Summary and implications

An employee who made an invention in respect of which his employer secured a patent was entitled to a fair share of the employer’s £23m actual royalties. The employee could not recover a share of the £1bn profits which he argued the employer could have derived from the invention if “it tried harder”.

In reaching its decision, the Court of Appeal confirmed that:  

  • An employer’s obligation to award a fair share of the benefits derived from an invention made by an employee is limited to a share in actual, not estimated hypothetical, benefits derived from the invention;  
  • This holds true even where the employer assigns the invention to another company. The focus throughout remains on the actual benefit derived by the actual employer.  
  • However, in the case of intra-company assignments, one also asks what amount the employer could reasonably be expected to have derived in an open market, bearing in mind the benefits it had in fact obtained.  

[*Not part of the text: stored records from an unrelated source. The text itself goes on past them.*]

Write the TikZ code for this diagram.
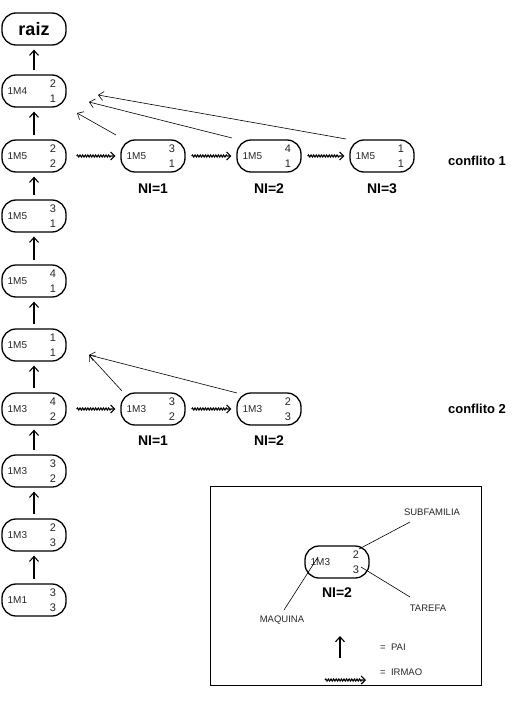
\documentclass[tikz,border=0pt]{standalone}
\usepackage{fontspec}
\setmainfont{Liberation Sans}
\usetikzlibrary{decorations.pathmorphing,arrows.meta}
\tikzset{
  pill/.style={draw,line width=1.3pt,rounded corners=14pt,minimum width=64pt,minimum height=32pt,inner sep=0pt},
  lbl/.style={font=\fontsize{10}{11}\selectfont,inner sep=0pt,text=black!85},
  dig/.style={font=\fontsize{11}{12}\selectfont,inner sep=0pt,text=black!85},
  nil/.style={font=\bfseries\fontsize{14}{15}\selectfont,inner sep=0pt},
  pai/.style={-{Straight Barb[length=5pt,width=9pt]},line width=1.1pt},
  irmao/.style={-{Straight Barb[length=4pt,width=8pt]},line width=1.1pt,decorate,decoration={snake,amplitude=1pt,segment length=2.6pt,post length=4pt}},
  ptr/.style={-{Straight Barb[length=5pt,width=9pt]},line width=0.6pt},
  thin/.style={line width=0.6pt},
  lg/.style={font=\fontsize{9.5}{10}\selectfont,inner sep=0pt,text=black!85}
}
\newcommand{\pn}[6]{%
  \node[pill] (#1) at (#2,#3) {};
  \node[lbl] (#1l) at ([xshift=16pt]#1.west) {#4};
  \node[dig] (#1a) at ([xshift=19pt,yshift=7pt]#1.center) {#5};
  \node[dig] (#1b) at ([xshift=19pt,yshift=-8pt]#1.center) {#6};
}
\begin{document}
\begin{tikzpicture}[x=1pt,y=-1pt]
\useasboundingbox (0,0) rectangle (519,704);
% root
\node[pill,font=\bfseries\fontsize{18}{19}\selectfont] (raiz) at (34,29) {raiz};
% left column
\pn{c1}{34}{91}{1M4}{2}{1}
\pn{c2}{34}{156}{1M5}{2}{2}
\pn{c3}{34}{216}{1M5}{3}{1}
\pn{c4}{34}{281}{1M5}{4}{1}
\pn{c5}{34}{345}{1M5}{1}{1}
\pn{c6}{34}{409}{1M3}{4}{2}
\pn{c7}{34}{471}{1M3}{3}{2}
\pn{c8}{34}{535}{1M3}{2}{3}
\pn{c9}{34}{600}{1M1}{3}{3}
\foreach \a/\b in {c1/raiz,c2/c1,c3/c2,c4/c3,c5/c4,c6/c5,c7/c6,c8/c7,c9/c8}
  \draw[pai,shorten <=4pt,shorten >=4pt] (\a.north) -- (\b.south);
% conflict 1
\pn{r1}{153}{156}{1M5}{3}{1}
\pn{r2}{269}{156}{1M5}{4}{1}
\pn{r3}{382}{156}{1M5}{1}{1}
\node[nil] (n1) at (153,189) {NI=1};
\node[nil] (n2) at (269,189) {NI=2};
\node[nil] (n3) at (382,189) {NI=3};
\node[font=\bfseries\fontsize{13}{14}\selectfont,inner sep=0pt] (cf1) at (477,161) {conflito 1};
\draw[irmao] ([xshift=10pt]c2.east) -- ([xshift=-5pt]r1.west);
\draw[irmao] ([xshift=6pt]r1.east) -- ([xshift=-5pt]r2.west);
\draw[irmao] ([xshift=6pt]r2.east) -- ([xshift=-5pt]r3.west);
\coordinate (h1) at (77,113);
\coordinate (h2) at (89,102);
\coordinate (h3) at (98,95);
\coordinate (s1) at (116,135);
\coordinate (s2) at (232,138);
\coordinate (s3) at (346,139);
\draw[ptr] (s1) -- (h1);
\draw[ptr] (s2) -- (h2);
\draw[ptr] (s3) -- (h3);
% conflict 2
\pn{q1}{153}{409}{1M3}{3}{2}
\pn{q2}{269}{409}{1M3}{2}{3}
\node[nil] (m1) at (153,441) {NI=1};
\node[nil] (m2) at (269,441) {NI=2};
\node[font=\bfseries\fontsize{13}{14}\selectfont,inner sep=0pt] (cf2) at (477,409) {conflito 2};
\draw[irmao] ([xshift=10pt]c6.east) -- ([xshift=-5pt]q1.west);
\draw[irmao] ([xshift=6pt]q1.east) -- ([xshift=-5pt]q2.west);
\coordinate (g1) at (89,355);
\coordinate (t1) at (122,391);
\coordinate (t2) at (237,393);
\draw[ptr] (t1) -- (g1);
\draw[ptr] (t2) -- (g1);
% legend
\node[draw,line width=1.6pt,minimum width=271pt,minimum height=199pt,inner sep=0pt] (box) at (346,586) {};
\pn{L}{337}{562}{1M3}{2}{3}
\node[nil] (Ln) at (337,593) {NI=2};
\node[lg] (sub) at (432,512) {SUBFAMILIA};
\node[lg] (tar) at (428,608) {TAREFA};
\node[lg] (maq) at (282,620) {MAQUINA};
\coordinate (sa) at (410,522);
\coordinate (sb) at (359,549);
\coordinate (ta) at (410,597);
\coordinate (tb) at (361,567);
\coordinate (ma) at (284,610);
\coordinate (mb) at (318,557);
\draw[thin] (sa) -- (sb);
\draw[thin] (ta) -- (tb);
\draw[thin] (ma) -- (mb);
\coordinate (pa) at (340,658);
\coordinate (pb) at (340,636);
\draw[pai] (pa) -- (pb);
\node[lg,anchor=west] (pai) at (380,647) {=\ \ PAI};
\coordinate (wa) at (325,680);
\coordinate (wb) at (366,680);
\draw[irmao] (wa) -- (wb);
\node[lg,anchor=west] (irm) at (380,672) {=\ \ IRMAO};
\end{tikzpicture}
\end{document}
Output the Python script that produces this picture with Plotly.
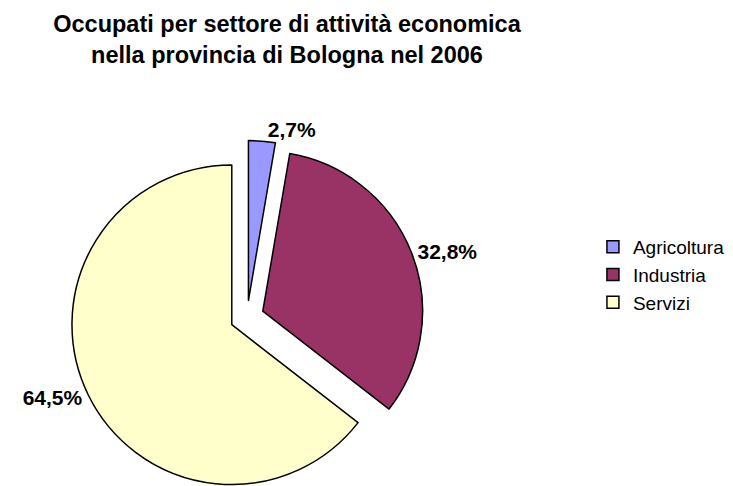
import plotly.graph_objects as go

categories = ["Agricoltura", "Industria", "Servizi"]
shares = [2.7, 32.8, 64.5]
label_texts = ["2,7%", "32,8%", "64,5%"]
colors = ["#9999FF", "#993366", "#FFFFCC"]

W, H = 733, 486

fig = go.Figure(
    go.Pie(
        labels=categories,
        values=shares,
        text=label_texts,
        textinfo="text",
        textposition="outside",
        textfont=dict(family="Liberation Sans, Arial, sans-serif", size=21, color="black", weight="bold"),
        marker=dict(colors=colors, line=dict(color="black", width=1.5)),
        pull=[0.106, 0.106, 0.106],
        sort=False,
        direction="clockwise",
        rotation=0,
        hoverinfo="label+percent",
        domain=dict(x=[62.25 / W, 415.75 / W], y=[0, (H - 132.5) / H]),
    )
)

fig.update_layout(
    width=W,
    height=H,
    margin=dict(l=0, r=0, t=0, b=0, autoexpand=False),
    paper_bgcolor="white",
    plot_bgcolor="white",
    font=dict(family="Liberation Sans, Arial, sans-serif", color="black"),
    title=dict(
        text="<b>Occupati per settore di attività economica<br>nella provincia di Bologna nel 2006</b>",
        x=279 / W,
        xanchor="center",
        y=1 - 24 / H,
        yanchor="top",
        yref="container",
        font=dict(size=23.5, color="black"),
    ),
    legend=dict(
        x=0.798,
        y=1 - 267 / H,
        yanchor="middle",
        xanchor="left",
        font=dict(size=19, color="black"),
        bgcolor="rgba(0,0,0,0)",
    ),
)

fig.write_html("out.html")
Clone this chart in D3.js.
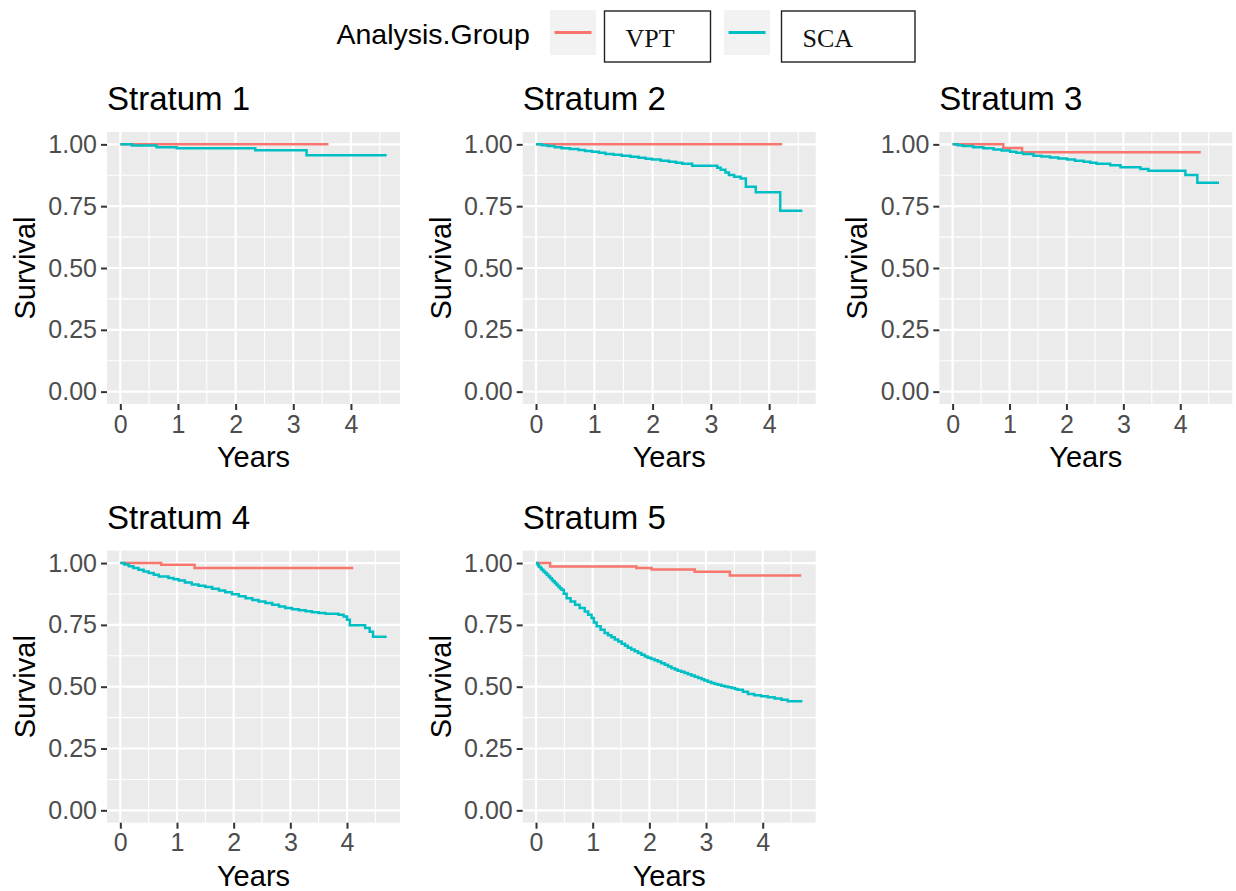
<!DOCTYPE html>
<html>
<head>
<meta charset="utf-8">
<script src="https://cdn.jsdelivr.net/npm/d3@7"></script>
<style>
  body { margin: 0; background: #fff; }
  text { font-family: "Liberation Sans", Arial, Helvetica, sans-serif; }
</style>
</head>
<body>
<svg id="chart" width="1236" height="891"></svg>
<script>
/// data ///
const strata = ["Stratum 1", "Stratum 2", "Stratum 3", "Stratum 4", "Stratum 5"];
const groups = ["VPT", "SCA"];
const groupColors = ["#F8766D", "#00BFC4"];
const xTicks = [0, 1, 2, 3, 4];
const yTicks = [0, 0.25, 0.5, 0.75, 1];
const yTickLabels = ["0.00", "0.25", "0.50", "0.75", "1.00"];

// [years, survival] step points
const vpt1 = [[0, 1], [3.61, 1]];
const sca1 = [[0, 1], [0.2, 0.995], [0.63, 0.988], [0.98, 0.984], [2.34, 0.976], [3.23, 0.956], [4.62, 0.956]];

const vpt2 = [[0, 1], [4.22, 1]];
const sca2 = [[0, 1], [0.1, 0.996], [0.2, 0.993], [0.32, 0.988], [0.44, 0.984], [0.58, 0.981], [0.73, 0.977],
  [0.84, 0.973], [0.96, 0.970], [1.08, 0.966], [1.19, 0.961], [1.33, 0.958], [1.47, 0.954], [1.62, 0.950],
  [1.76, 0.946], [1.88, 0.942], [1.99, 0.939], [2.14, 0.934], [2.28, 0.930], [2.40, 0.926], [2.51, 0.922],
  [2.68, 0.914], [3.11, 0.905], [3.17, 0.897], [3.25, 0.886], [3.31, 0.876], [3.40, 0.869], [3.51, 0.862],
  [3.60, 0.829], [3.77, 0.806], [4.19, 0.732], [4.57, 0.732]];

const vpt3 = [[0, 1], [0.89, 0.985], [1.22, 0.968], [4.36, 0.968]];
const sca3 = [[0, 1], [0.09, 0.996], [0.18, 0.993], [0.36, 0.988], [0.54, 0.984], [0.72, 0.979], [0.86, 0.975],
  [1.01, 0.970], [1.12, 0.966], [1.24, 0.961], [1.42, 0.954], [1.56, 0.951], [1.71, 0.947], [1.86, 0.943],
  [2.01, 0.939], [2.15, 0.934], [2.30, 0.930], [2.42, 0.926], [2.53, 0.922], [2.77, 0.916], [2.95, 0.907],
  [3.30, 0.900], [3.44, 0.893], [4.09, 0.876], [4.30, 0.845], [4.68, 0.845]];

const vpt4 = [[0, 1], [0.72, 0.993], [1.31, 0.980], [4.11, 0.980]];
const sca4 = [[0, 1], [0.07, 0.994], [0.15, 0.987], [0.23, 0.980], [0.32, 0.973], [0.41, 0.966], [0.50, 0.960],
  [0.59, 0.953], [0.68, 0.946], [0.85, 0.940], [0.94, 0.935], [1.03, 0.929], [1.14, 0.921], [1.26, 0.913],
  [1.38, 0.908], [1.50, 0.903], [1.62, 0.896], [1.74, 0.889], [1.85, 0.882], [1.97, 0.874], [2.09, 0.866],
  [2.21, 0.858], [2.33, 0.851], [2.44, 0.845], [2.56, 0.838], [2.68, 0.831], [2.80, 0.824], [2.91, 0.818],
  [3.03, 0.813], [3.15, 0.809], [3.27, 0.805], [3.38, 0.801], [3.50, 0.798], [3.62, 0.795], [3.85, 0.791],
  [3.94, 0.784], [4.00, 0.771], [4.05, 0.749], [4.32, 0.737], [4.40, 0.722], [4.46, 0.702], [4.70, 0.702]];

const vpt5 = [[0, 1], [0.25, 0.986], [1.77, 0.980], [2.04, 0.974], [2.80, 0.965], [3.42, 0.950], [4.68, 0.950]];
const sca5 = [[0, 1], [0.03, 0.992], [0.05, 0.985], [0.08, 0.979], [0.10, 0.973], [0.13, 0.966], [0.16, 0.960],
  [0.19, 0.953], [0.22, 0.946], [0.25, 0.939], [0.28, 0.932], [0.30, 0.926], [0.33, 0.919], [0.36, 0.912],
  [0.39, 0.905], [0.42, 0.898], [0.45, 0.892], [0.49, 0.876], [0.54, 0.858], [0.61, 0.845], [0.69, 0.831],
  [0.77, 0.818], [0.86, 0.804], [0.92, 0.791], [0.98, 0.778], [1.02, 0.760], [1.07, 0.744], [1.14, 0.730],
  [1.21, 0.717], [1.27, 0.708], [1.33, 0.700], [1.39, 0.691], [1.45, 0.683], [1.51, 0.674], [1.57, 0.666],
  [1.62, 0.658], [1.68, 0.650], [1.74, 0.643], [1.80, 0.636], [1.86, 0.629], [1.92, 0.622], [1.97, 0.617],
  [2.03, 0.612], [2.09, 0.607], [2.15, 0.602], [2.21, 0.595], [2.27, 0.589], [2.33, 0.582], [2.39, 0.575],
  [2.45, 0.570], [2.50, 0.565], [2.56, 0.560], [2.62, 0.555], [2.68, 0.550], [2.74, 0.545], [2.80, 0.540],
  [2.86, 0.535], [2.92, 0.530], [2.97, 0.525], [3.03, 0.520], [3.09, 0.515], [3.15, 0.511], [3.21, 0.508],
  [3.27, 0.504], [3.33, 0.501], [3.39, 0.498], [3.45, 0.495], [3.51, 0.491], [3.56, 0.488], [3.65, 0.480],
  [3.74, 0.470], [3.85, 0.465], [3.97, 0.461], [4.09, 0.457], [4.21, 0.452], [4.33, 0.447], [4.44, 0.441],
  [4.70, 0.441]];

const curves = [[vpt1, sca1], [vpt2, sca2], [vpt3, sca3], [vpt4, sca4], [vpt5, sca5]];

/// layout ///
const panelW = 293, panelH = 272;
const panelPos = [[107, 132], [522.7, 132], [939.3, 132], [107, 550.7], [522.7, 550.7]];

const svg = d3.select("#chart");

strata.forEach((name, i) => {
  const [px, py] = panelPos[i];
  const series = curves[i];
  const xMax = d3.max(series, s => d3.max(s, d => d[0]));

  const xScale = d3.scaleLinear().domain([-0.05 * xMax, 1.05 * xMax]).range([0, panelW]);
  const yScale = d3.scaleLinear().domain([-0.05, 1.05]).range([panelH, 0]);

  const g = svg.append("g").attr("transform", `translate(${px},${py})`);

  // panel background + grid
  g.append("rect").attr("width", panelW).attr("height", panelH).attr("fill", "#EBEBEB");

  const xMinor = xTicks.map(t => t + 0.5).filter(t => t < xScale.domain()[1]);
  const yMinor = yTicks.slice(0, -1).map(t => t + 0.125);

  g.selectAll(".xminor").data(xMinor).join("line")
    .attr("x1", d => xScale(d)).attr("x2", d => xScale(d))
    .attr("y1", 0).attr("y2", panelH)
    .attr("stroke", "#fff").attr("stroke-width", 1.1);
  g.selectAll(".yminor").data(yMinor).join("line")
    .attr("y1", d => yScale(d)).attr("y2", d => yScale(d))
    .attr("x1", 0).attr("x2", panelW)
    .attr("stroke", "#fff").attr("stroke-width", 1.1);
  g.selectAll(".xmajor").data(xTicks).join("line")
    .attr("x1", d => xScale(d)).attr("x2", d => xScale(d))
    .attr("y1", 0).attr("y2", panelH)
    .attr("stroke", "#fff").attr("stroke-width", 2.2);
  g.selectAll(".ymajor").data(yTicks).join("line")
    .attr("y1", d => yScale(d)).attr("y2", d => yScale(d))
    .attr("x1", 0).attr("x2", panelW)
    .attr("stroke", "#fff").attr("stroke-width", 2.2);

  // survival curves
  const line = d3.line()
    .x(d => xScale(d[0]))
    .y(d => yScale(d[1]))
    .curve(d3.curveStepAfter);

  series.forEach((s, k) => {
    g.append("path")
      .datum(s)
      .attr("d", line)
      .attr("fill", "none")
      .attr("stroke", groupColors[k])
      .attr("stroke-width", 2.5);
  });

  // axes
  const xAxis = d3.axisBottom(xScale).tickValues(xTicks).tickFormat(d3.format("d"))
    .tickSize(6).tickPadding(5);
  const yAxis = d3.axisLeft(yScale).tickValues(yTicks).tickFormat((d, j) => yTickLabels[j])
    .tickSize(6).tickPadding(4);

  const gx = g.append("g").attr("transform", `translate(0,${panelH})`).call(xAxis);
  const gy = g.append("g").call(yAxis);
  [gx, gy].forEach(a => {
    a.select(".domain").remove();
    a.selectAll(".tick line").attr("stroke", "#333").attr("stroke-width", 2);
    a.selectAll(".tick text").attr("fill", "#4D4D4D").style("font-size", "25px")
      .style("font-family", "'Liberation Sans', Arial, sans-serif");
  });

  // titles
  g.append("text").attr("x", 0).attr("y", -22)
    .style("font-size", "33px").attr("fill", "#000").text(name);
  g.append("text").attr("x", panelW / 2).attr("y", panelH + 63)
    .attr("text-anchor", "middle").style("font-size", "29px").text("Years");
  g.append("text")
    .attr("transform", `translate(-72,${panelH / 2}) rotate(-90)`)
    .attr("text-anchor", "middle").style("font-size", "29px").text("Survival");
});

/// legend ///
const legend = svg.append("g");
legend.append("text").attr("x", 336.5).attr("y", 43.5)
  .style("font-size", "28.5px").attr("fill", "#000").text("Analysis.Group");

const keyX = [550, 724];
const boxX = [604.5, 781.5];
const boxW = [106, 133.5];
groups.forEach((grp, k) => {
  legend.append("rect").attr("x", keyX[k]).attr("y", 10).attr("width", 46).attr("height", 45)
    .attr("fill", "#F2F2F2");
  legend.append("line").attr("x1", keyX[k] + 4.5).attr("x2", keyX[k] + 41.5)
    .attr("y1", 32.5).attr("y2", 32.5)
    .attr("stroke", groupColors[k]).attr("stroke-width", 3);
  legend.append("rect").attr("x", boxX[k]).attr("y", 11).attr("width", boxW[k]).attr("height", 51)
    .attr("fill", "#fff").attr("stroke", "#222").attr("stroke-width", 1.4);
  legend.append("text").attr("x", boxX[k] + 21).attr("y", 46.5)
    .style("font-family", "'Liberation Serif', 'Times New Roman', serif")
    .style("font-size", "26px").attr("fill", "#111").text(grp);
});
</script>
</body>
</html>
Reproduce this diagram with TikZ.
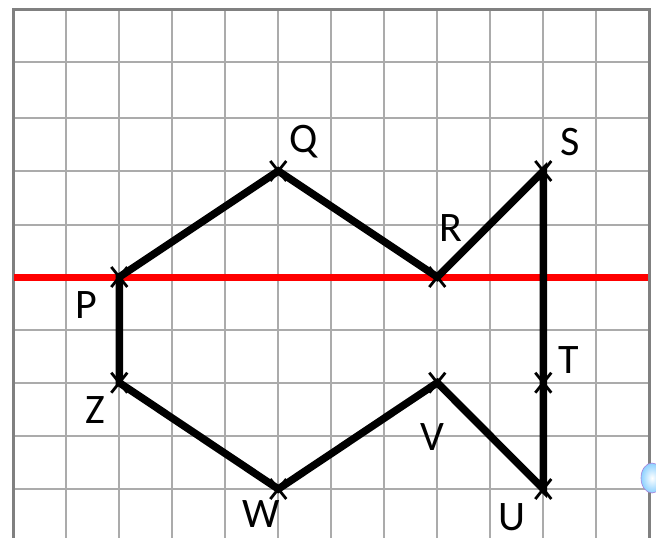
\documentclass[tikz,border=0pt]{standalone}
\usepackage{fontspec}
\setmainfont{Carlito}
\begin{document}
\begin{tikzpicture}[x=1pt,y=-1pt,
  gridline/.style={draw=black!33,line width=2pt},
  border/.style={draw=black!50,line width=3pt},
  shapeline/.style={draw=black,line width=7.5pt,line join=miter},
  redline/.style={draw=red,line width=7pt},
  crossmark/.style={draw=black,line width=2.8pt},
  lbl/.style={font=\fontsize{42}{48}\selectfont,inner sep=0pt}]
\useasboundingbox (0,0) rectangle (656,538);
\clip (0,0) rectangle (656,538);
% grid
\foreach \y in {61.7,118,171,224.5,277,330,382.7,436,489}
  \draw[gridline] (13.3,\y) -- (649.3,\y);
\foreach \k in {1,...,11}
  \draw[gridline] (13.3+53*\k,9.3) -- (13.3+53*\k,538);
\draw[border] (13.3,538) -- (13.3,9.3) -- (649.3,9.3) -- (649.3,538);
% red line
\draw[redline] (14,277) -- (648,277);
% vertices
\coordinate (P) at (119.3,277);
\coordinate (Q) at (278.3,171);
\coordinate (R) at (437.3,277);
\coordinate (S) at (543.3,171);
\coordinate (T) at (543.3,382.7);
\coordinate (U) at (543.3,489);
\coordinate (V) at (437.3,382.7);
\coordinate (W) at (278.3,489);
\coordinate (Z) at (119.3,382.7);
\draw[shapeline] (P) -- (Q) -- (R) -- (S) -- (T) -- (U) -- (V) -- (W) -- (Z) -- cycle;
\foreach \p in {P,Q,R,S,T,U,V,W,Z}
  \draw[crossmark] ([shift={(-8,-10)}]\p) -- ([shift={(8,10)}]\p)
                   ([shift={(8,-10)}]\p) -- ([shift={(-8,10)}]\p);
% labels
\node[lbl] (lQ) at (304,142) {Q};
\node[lbl] (lS) at (570,142) {S};
\node[lbl] (lR) at (451,228) {R};
\node[lbl] (lP) at (86,305) {P};
\node[lbl] (lT) at (569,360) {T};
\node[lbl] (lZ) at (95,410) {Z};
\node[lbl] (lV) at (432,437) {V};
\node[lbl] (lW) at (261,514) {W};
\node[lbl] (lU) at (512,517) {U};
% small blue icon at edge
\shade[inner color=white,outer color=cyan!60!blue!45,draw=blue!40!violet!50,line width=0.6pt] (652,478) ellipse (11 and 15);
\end{tikzpicture}
\end{document}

Following on from this decision, and the outcome of another High Court litigation in 2009, employers are advised to review their contractual arrangements, to ensure they reflect their commercial interests as well as comply with the current legal position.

The facts in Unilever plc v Shanks are straightforward. Professor Shanks, an employee of Unilever UK, invented a precise measuring device to be used in blood testing kits. Unilever UK patented the invention which it then transferred to another group company (Unilever plc) for various commercial reasons. 10 years later, Unilever plc licensed and sold the invention in return for £23m in royalties. Relying on the Patents Act 1977, Mr Shanks brought a claim against Unilever UK, Unilever plc and the Unilever Group. He sought a fair share of £1bn, the benefit he claimed the defendants could have derived from his invention. The High Court agreed, but the Court of Appeal reversed this decision, holding that a “fair share” under the Act relates to “actual” benefits which the employer could reasonably be expected to have derived in open market, always taking into account the actual profits it has made.

Bearing in mind that employers cannot contract out of the statutory compensation scheme, and that employees can postpone making a claim until shortly before the expiration of a patent, employers could benefit from the following contractual arrangements:

  • A statement to the effect that any decision whether to exploit an invention and, if so, in what manner and to what extent, rests entirely within the company’s discretion;  
  • A confirmation that the company retains absolute discretion and power to assign any invention to any other entity, whatever the impact on exploitation of the invention and subsequent benefits; and  
  • Voluntary arrangements for “fair share” valuation.  

Finally, employers with international businesses should carefully review their arrangements for compensation for employees’ inventions. The UK’s patent legislation applies to UK employees wherever the ensuing monopoly rights are registered. Therefore, for example, a US employer should not assume that its contractual arrangements will always prevail. If these arrangements short-change a UK employee, the UK legislation is likely to provide a remedy.